> **RECORDED DATA**:
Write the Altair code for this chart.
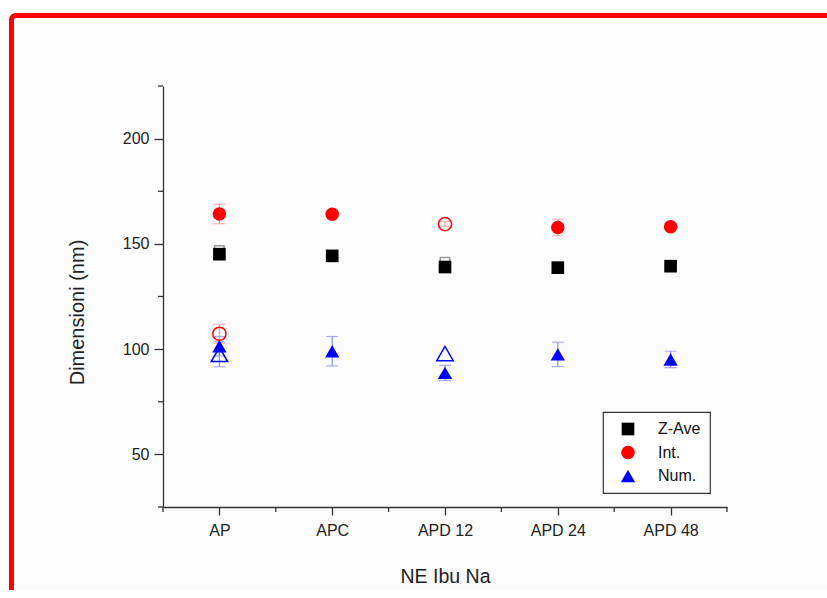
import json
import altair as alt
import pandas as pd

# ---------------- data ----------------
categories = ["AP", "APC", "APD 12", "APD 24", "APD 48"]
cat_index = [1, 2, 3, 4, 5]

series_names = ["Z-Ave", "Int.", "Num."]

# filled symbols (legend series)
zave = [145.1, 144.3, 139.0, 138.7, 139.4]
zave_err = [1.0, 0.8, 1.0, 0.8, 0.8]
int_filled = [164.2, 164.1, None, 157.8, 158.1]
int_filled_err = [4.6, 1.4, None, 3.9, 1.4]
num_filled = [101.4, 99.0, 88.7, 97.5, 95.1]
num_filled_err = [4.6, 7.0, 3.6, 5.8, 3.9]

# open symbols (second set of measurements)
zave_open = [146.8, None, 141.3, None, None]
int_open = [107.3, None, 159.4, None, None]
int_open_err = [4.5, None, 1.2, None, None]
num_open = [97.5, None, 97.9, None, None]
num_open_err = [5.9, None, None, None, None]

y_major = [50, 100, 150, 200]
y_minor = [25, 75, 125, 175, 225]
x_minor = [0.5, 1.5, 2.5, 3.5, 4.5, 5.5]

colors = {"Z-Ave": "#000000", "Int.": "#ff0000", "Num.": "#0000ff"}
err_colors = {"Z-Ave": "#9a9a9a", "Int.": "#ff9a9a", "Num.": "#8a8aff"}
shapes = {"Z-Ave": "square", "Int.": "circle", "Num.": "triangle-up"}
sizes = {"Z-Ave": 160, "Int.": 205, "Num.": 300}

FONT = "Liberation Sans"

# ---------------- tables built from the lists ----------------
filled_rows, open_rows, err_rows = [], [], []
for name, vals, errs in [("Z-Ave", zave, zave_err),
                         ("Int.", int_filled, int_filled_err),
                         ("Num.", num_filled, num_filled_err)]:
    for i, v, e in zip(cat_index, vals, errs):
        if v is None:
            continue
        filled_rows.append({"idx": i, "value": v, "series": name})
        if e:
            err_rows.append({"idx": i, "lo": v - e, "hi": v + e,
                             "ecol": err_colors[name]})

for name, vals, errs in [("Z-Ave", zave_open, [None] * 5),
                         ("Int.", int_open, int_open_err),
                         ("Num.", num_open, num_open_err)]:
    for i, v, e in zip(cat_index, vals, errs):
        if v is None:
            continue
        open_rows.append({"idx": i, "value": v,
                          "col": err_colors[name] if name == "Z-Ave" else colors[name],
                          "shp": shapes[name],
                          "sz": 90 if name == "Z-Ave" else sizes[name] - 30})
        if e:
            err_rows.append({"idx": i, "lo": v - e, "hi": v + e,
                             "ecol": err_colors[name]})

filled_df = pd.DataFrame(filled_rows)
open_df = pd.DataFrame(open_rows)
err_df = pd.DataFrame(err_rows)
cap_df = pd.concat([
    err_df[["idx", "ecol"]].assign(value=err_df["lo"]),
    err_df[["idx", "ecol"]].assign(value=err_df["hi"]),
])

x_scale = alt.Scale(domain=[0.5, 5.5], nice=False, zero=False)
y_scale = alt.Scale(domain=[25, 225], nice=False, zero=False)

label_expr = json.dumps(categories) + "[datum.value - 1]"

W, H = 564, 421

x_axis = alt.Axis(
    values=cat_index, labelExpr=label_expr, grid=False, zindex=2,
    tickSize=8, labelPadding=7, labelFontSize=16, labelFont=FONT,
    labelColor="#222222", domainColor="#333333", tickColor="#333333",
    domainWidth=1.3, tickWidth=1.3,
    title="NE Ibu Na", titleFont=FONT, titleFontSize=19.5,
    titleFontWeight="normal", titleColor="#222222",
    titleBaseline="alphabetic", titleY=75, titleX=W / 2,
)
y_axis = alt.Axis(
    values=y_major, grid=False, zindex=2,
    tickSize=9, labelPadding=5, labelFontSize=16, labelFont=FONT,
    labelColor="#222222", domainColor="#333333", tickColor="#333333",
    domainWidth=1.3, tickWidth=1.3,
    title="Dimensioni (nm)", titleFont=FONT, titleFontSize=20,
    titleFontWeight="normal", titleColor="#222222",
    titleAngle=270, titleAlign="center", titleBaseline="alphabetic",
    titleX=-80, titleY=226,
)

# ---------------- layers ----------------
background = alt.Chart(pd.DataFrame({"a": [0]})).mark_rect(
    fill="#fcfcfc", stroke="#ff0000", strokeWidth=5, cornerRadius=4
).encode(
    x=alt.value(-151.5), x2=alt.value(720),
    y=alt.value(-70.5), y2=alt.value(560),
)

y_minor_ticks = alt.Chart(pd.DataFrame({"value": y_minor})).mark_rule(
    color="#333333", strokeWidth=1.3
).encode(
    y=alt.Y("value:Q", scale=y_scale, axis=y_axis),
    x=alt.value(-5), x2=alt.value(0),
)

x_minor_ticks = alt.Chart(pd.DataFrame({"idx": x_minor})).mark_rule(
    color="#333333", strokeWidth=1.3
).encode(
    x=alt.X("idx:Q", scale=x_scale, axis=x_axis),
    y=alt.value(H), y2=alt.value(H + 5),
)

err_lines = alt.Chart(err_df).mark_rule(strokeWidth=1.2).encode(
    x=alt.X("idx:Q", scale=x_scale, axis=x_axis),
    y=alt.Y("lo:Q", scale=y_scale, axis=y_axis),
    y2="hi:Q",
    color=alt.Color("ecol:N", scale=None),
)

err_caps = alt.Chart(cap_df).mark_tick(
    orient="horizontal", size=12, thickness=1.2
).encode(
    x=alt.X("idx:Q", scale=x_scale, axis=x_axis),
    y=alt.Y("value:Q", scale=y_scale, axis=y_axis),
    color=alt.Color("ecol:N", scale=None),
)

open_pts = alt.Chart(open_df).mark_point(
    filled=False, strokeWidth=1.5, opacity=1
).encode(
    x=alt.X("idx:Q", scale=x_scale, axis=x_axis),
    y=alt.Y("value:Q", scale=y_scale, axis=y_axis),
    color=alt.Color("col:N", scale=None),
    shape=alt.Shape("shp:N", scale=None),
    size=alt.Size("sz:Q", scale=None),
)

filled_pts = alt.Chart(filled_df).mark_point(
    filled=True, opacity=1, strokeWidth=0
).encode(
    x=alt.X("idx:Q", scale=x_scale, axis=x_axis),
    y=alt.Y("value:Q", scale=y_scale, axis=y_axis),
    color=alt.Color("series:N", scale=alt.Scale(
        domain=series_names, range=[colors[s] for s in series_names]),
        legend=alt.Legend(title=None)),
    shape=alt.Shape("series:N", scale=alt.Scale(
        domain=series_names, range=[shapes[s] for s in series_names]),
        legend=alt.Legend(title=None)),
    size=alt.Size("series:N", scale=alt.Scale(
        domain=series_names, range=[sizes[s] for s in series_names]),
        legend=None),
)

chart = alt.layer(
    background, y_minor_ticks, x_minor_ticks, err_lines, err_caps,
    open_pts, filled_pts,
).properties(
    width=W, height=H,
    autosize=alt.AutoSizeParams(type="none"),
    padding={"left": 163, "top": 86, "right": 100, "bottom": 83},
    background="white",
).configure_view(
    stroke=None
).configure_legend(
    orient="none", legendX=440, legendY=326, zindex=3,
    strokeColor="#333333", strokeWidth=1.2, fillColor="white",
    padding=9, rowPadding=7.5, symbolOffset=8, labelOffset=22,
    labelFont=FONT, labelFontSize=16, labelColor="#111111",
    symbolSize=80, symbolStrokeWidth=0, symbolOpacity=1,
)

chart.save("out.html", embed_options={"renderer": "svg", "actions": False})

> **WHAT TO WORK ON**: Write out exactly the lines between the start of the data and the line with "num_filled_err = [4.6, 7.0, 3.6, 5.8, 3.9]", including both, but none of the pictures.

> **COMPLETED TASK**:
Write the Altair code for this chart.
import json
import altair as alt
import pandas as pd

# ---------------- data ----------------
categories = ["AP", "APC", "APD 12", "APD 24", "APD 48"]
cat_index = [1, 2, 3, 4, 5]

series_names = ["Z-Ave", "Int.", "Num."]

# filled symbols (legend series)
zave = [145.1, 144.3, 139.0, 138.7, 139.4]
zave_err = [1.0, 0.8, 1.0, 0.8, 0.8]
int_filled = [164.2, 164.1, None, 157.8, 158.1]
int_filled_err = [4.6, 1.4, None, 3.9, 1.4]
num_filled = [101.4, 99.0, 88.7, 97.5, 95.1]
num_filled_err = [4.6, 7.0, 3.6, 5.8, 3.9]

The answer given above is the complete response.